Mobile developers who work on infrastructure, work on tools that accelerate feature development. For example, the engineers who work on tools like ComponentKit help iOS developers at Meta build UIs faster. ComponentKit is a React-inspired view framework for iOS that was initially created at Meta and later open-sourced so that anyone can use it.
And finally, mobile developers that work on application reliability like me make sure that we have scalable and highly reliable software systems. Once features get launched, we need to ensure that the product works reliably. If an app kept crashing, all of the hard work from the developers on product and infrastructure would go to waste.
The most exciting part about working in the mobile space today is investigating and resolving very complex problems, and collaborating with brilliant people worldwide. I am looking forward to seeing new interfaces for interacting with mobile devices in the future. It seems like there's a lot of exciting work being done at Meta around wrist-based neural interfaces, hand-tracking on mobile devices and haptic experiences. It's fantastic to see all the next-gen inventions developing natural, intuitive ways to interact with computing platforms. I'm eager to see how this translates to pushing frontiers in human-mobile computer interaction.
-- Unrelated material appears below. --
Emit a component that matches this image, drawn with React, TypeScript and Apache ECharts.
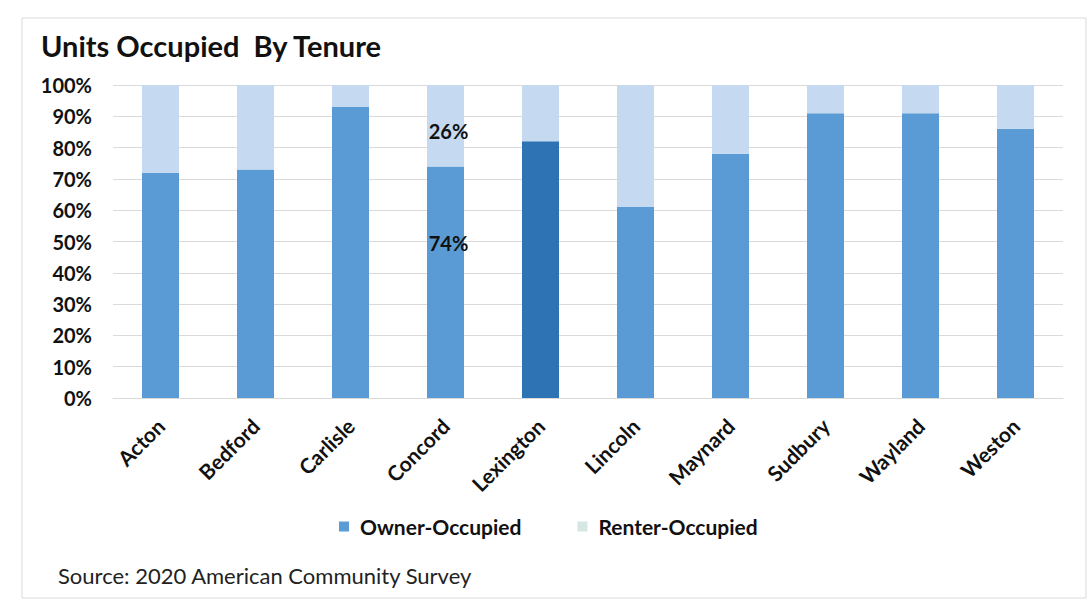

I am a big fan of Apple's documentation, and they go over many low-level details of mobile development that tend to get overlooked but are very important. I think that I neither would have uncovered that LLVM bug, nor would I have understood what was wrong with the UICollectionView delegate if I had not read the Apple documentation on memory management. And it's all thanks to my first mentor for recommending I read these docs many years ago.
Having an expert with a lot of experience tackling the types of problems you're trying to tackle is a game-changer. It's helpful to have someone to answer my questions and point me at resources relevant to what I am trying to learn that helped me focus my growth as a mobile developer. It would have taken me much longer to stumble upon the resources that my mentor pointed me to!